The DOE Office of Environmental Management published a justification on SAM.gov for extending a longstanding task order with CDM by 12 months to Dec. 31, 2022, at the Energy Technology Engineering Center (ETEC) at Santa Susana. The value of the extension is roughly $4 million and brings the total value of the task order, which dates back to October 2012 to $40 million.
CDM Smith, headquartered in Boston, works on federal and state reports to support cleanup of remaining contamination within the DOE-run Area IV of the 2,850-acre Santa Susana research site. CDM received its previous extension in 2020.
The DOE carried out decades of nuclear energy and related liquid-metal technology research at reactors at Santa Susana in Ventura County. Boeing and NASA are the other entities responsible for remediating Santa Susana under the oversight of the California Department of Toxic Substances Control (DTSC).
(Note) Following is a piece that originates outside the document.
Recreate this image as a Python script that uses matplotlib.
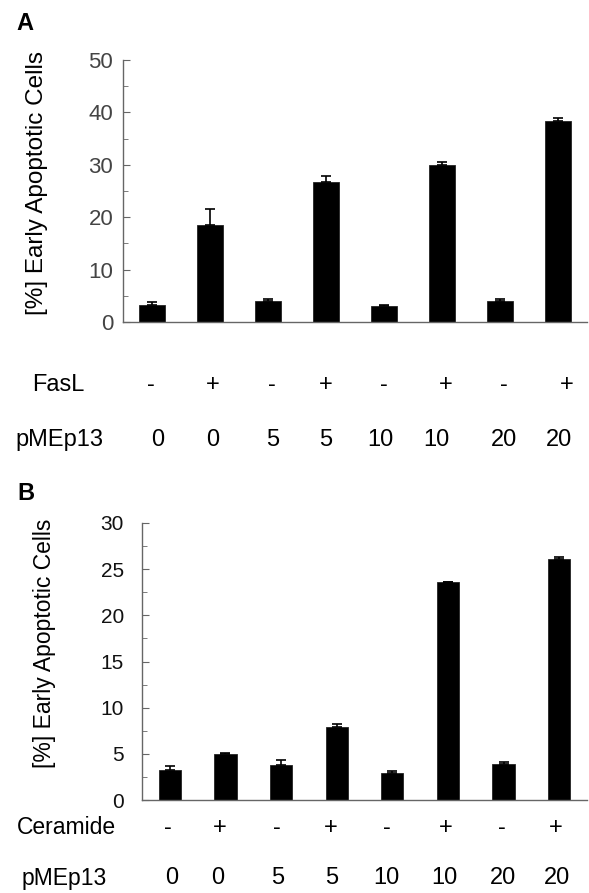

“CDM continues to perform tasks to support groundwater tasks working with DOE to obtain approval by DTSC as the DOE ramps up groundwater remediation now that building demolition is complete,” DOE’s Office of Environmental Management said in an amendment to the task order document published this month.
CDM has already worked with the state to develop a groundwater corrective measure study. The state, meanwhile, is in the final stages of developing its California Environmental Quality Act review: a document required to begin final cleanup. All the structures at the ETEC property came down this year, although the soil and groundwater remediation remain.
“Due to the state regulator’s previous delays and DOE’s shifts in decisions, CDM remains unable to complete required support to finalize the NEPA [National Environmental Policy Act] process,” according to the justification document signed by DOE’s contracting officer, John Blecher. “Therefore, it is necessary to extend the period of performance, in order for DOE to complete its NEPA process and DOE’s obligations under the 2007 Consent Order and the 2010 Administrative Order on Consent with the state of California.”
Physical cleanup at ETEC is carried out by North Wind Portage under a $4-million contract that runs through September 2023, according to the DOE’s latest major contractor chart.